Ontvangen 19 december 2018
De ondergetekenden stellen het volgende amendement voor:
I
In artikel 1 wordt na de begripsbepaling van «Richtlijn hernieuwbare energie» een begripsbepaling ingevoegd, luidende:
bruto binnenlands verbruik, uitgezonderd verbruik voor niet- energetische doeleinden;
II
Aan artikel 2 wordt een lid toegevoegd, luidende:
4. Het primaire energiegebruik ligt in 2030 op een niveau dat 40% lager ligt dan in 1990.
Dit amendement regelt dat per 2030 het energieverbruik met 40% is verminderd ten opzichte van 1990. Dit nevendoel dient om de wereldwijde temperatuurstijging tot maximaal anderhalve graad te beperken1.

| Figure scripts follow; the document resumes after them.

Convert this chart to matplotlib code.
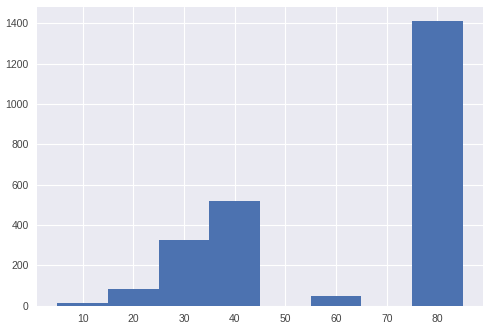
import numpy as np
import matplotlib
matplotlib.use('Agg')
import matplotlib.pyplot as plt

plt.style.use('seaborn-v0_8-darkgrid')
plt.rcParams['font.family'] = ['Liberation Sans', 'DejaVu Sans']

# histogram bins and counts
bin_edges = [5, 15, 25, 35, 45, 55, 65, 75, 85]
counts = [12, 82, 325, 518, 0, 47, 0, 1411]

centers = [(a + b) / 2 for a, b in zip(bin_edges[:-1], bin_edges[1:])]

fig = plt.figure(figsize=(4.9, 3.3), dpi=100)
ax = fig.add_axes([37 / 490, (330 - 305.5) / 330, (483 - 37) / 490, (305.5 - 7) / 330])

ax.hist(centers, bins=bin_edges, weights=counts, color='#4C72B0')
ax.set_xlim(1, 89)
ax.set_ylim(0, 1481)
ax.set_xticks([10, 20, 30, 40, 50, 60, 70, 80])
ax.set_yticks([0, 200, 400, 600, 800, 1000, 1200, 1400])
ax.tick_params(labelsize=7.5, colors='#444444', length=0, pad=6)

fig.savefig('out.png', dpi=100)
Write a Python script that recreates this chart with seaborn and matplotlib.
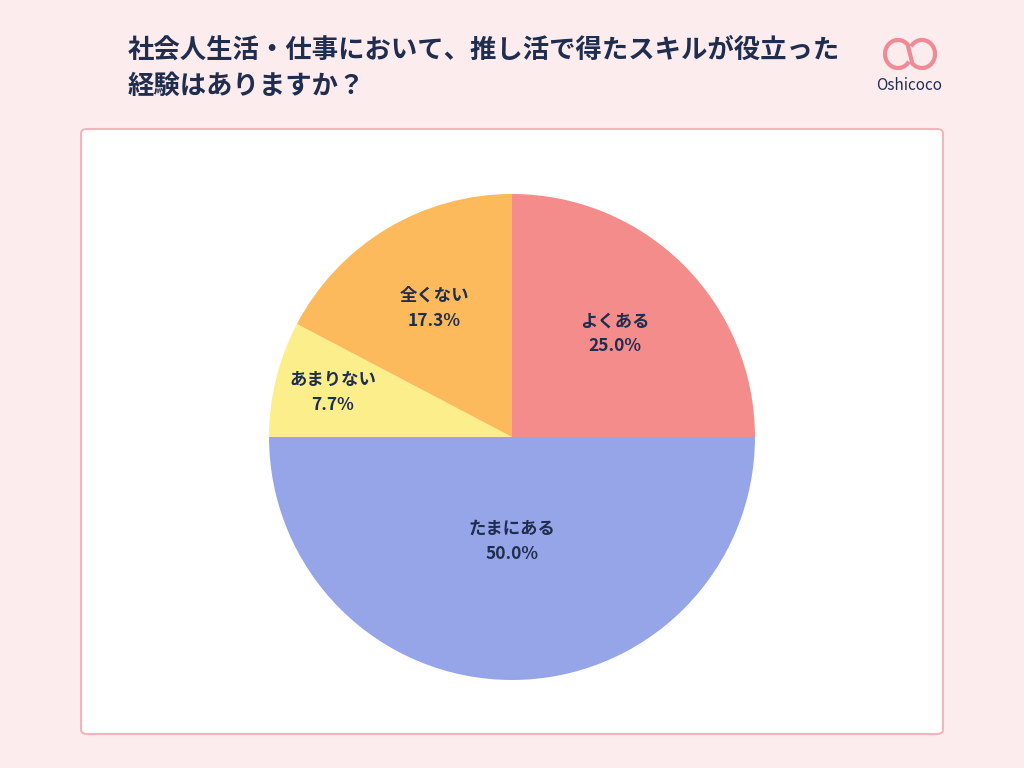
import numpy as np
import seaborn as sns
import matplotlib
matplotlib.use("Agg")
import matplotlib.pyplot as plt
from matplotlib.patches import FancyBboxPatch, Arc

sns.set_theme(style="white")
plt.rcParams["font.family"] = ["Noto Sans CJK JP", "DejaVu Sans"]

TITLE = "社会人生活・仕事において、推し活で得たスキルが役立った\n経験はありますか？"
labels = ["よくある", "たまにある", "あまりない", "全くない"]
values = [25.0, 50.0, 7.7, 17.3]
colors = ["#F48C8C", "#95A5E8", "#FDEE8C", "#FDBA5C"]
label_dist = [0.60, 0.43, 0.76, 0.62]
NAVY = "#1F2D4F"

fig = plt.figure(figsize=(10.24, 7.68), dpi=100)
fig.patch.set_facecolor("#FDECEE")

# white panel
panel = FancyBboxPatch((81 / 1024, 1 - 734 / 768), 862 / 1024, 605 / 768,
                       boxstyle="round,pad=0,rounding_size=0.006",
                       transform=fig.transFigure, facecolor="white",
                       edgecolor="#F7B3BB", linewidth=1.5, zorder=-5)
fig.patches.append(panel)

fig.text(128 / 1024, 1 - 68 / 768, TITLE, fontsize=19, fontweight="bold",
         color=NAVY, va="center", ha="left", linespacing=1.45)

# logo
fig.text(909 / 1024, 1 - 85 / 768, "Oshicoco", fontsize=11, color=NAVY,
         ha="center", va="center")
lax = fig.add_axes([878 / 1024, 1 - 72 / 768, 64 / 1024, 36 / 768])
lax.set_xlim(0, 64); lax.set_ylim(0, 36); lax.axis("off")
lax.add_patch(Arc((20, 18), 26, 28, theta1=35, theta2=325, color="#F08A95", lw=3))
lax.add_patch(Arc((44, 18), 26, 28, theta1=215, theta2=145, color="#F08A95", lw=3))
lax.plot([30, 34], [26, 10], color="#F08A95", lw=3)

ax = fig.add_axes([0.2627, 0.1146, 0.4746, 0.6328])
ax.set_zorder(2)
wedges, _ = ax.pie(values, colors=colors, startangle=90, counterclock=False,
                   wedgeprops=dict(linewidth=0))
ax.set_xlim(-1, 1)
ax.set_ylim(-1, 1)
ax.set_aspect("equal")
for w, lab, v, d in zip(wedges, labels, values, label_dist):
    ang = np.deg2rad((w.theta1 + w.theta2) / 2)
    ax.text(d * np.cos(ang), d * np.sin(ang), f"{lab}\n{v:.1f}%",
            ha="center", va="center", fontsize=12.5, fontweight="bold",
            color=NAVY, linespacing=1.5)

fig.savefig("out.png", dpi=100, facecolor=fig.get_facecolor())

Energiebesparing is een effectieve maatregel om CO₂-uitstoot blijvend omlaag te brengen. Energiebesparing vormt de basis van de energietransitie Immers, zonder drastische energiebesparing is de kans groot dat Nederland afhankelijk blijft van vuile energie; het energiegebruik is simpelweg te hoog om alleen via duurzame bronnen in te voorzien. Nederland is nog sterk afhankelijk van fossiele brandstoffen; slechts een fractie van de energie wordt duurzaam opgewekt. Wachten met de transitie is niet alleen schadelijk voor het klimaat, maar ook een bedreiging voor de Nederlandse financiële stabiliteit.2 3 Het stellen van duidelijke en hoge ambities op het gebied van duurzame energie en energiebesparing zijn naar mening van de indieners noodzakelijk om te zorgen dat Nederland versneld de omslag naar een koolstofarme economie gaat maken. Dit geeft overheden, burgers en bedrijven houvast als investeerders en medeontwikkelaars van beleid voor duurzame energie en energiebesparing.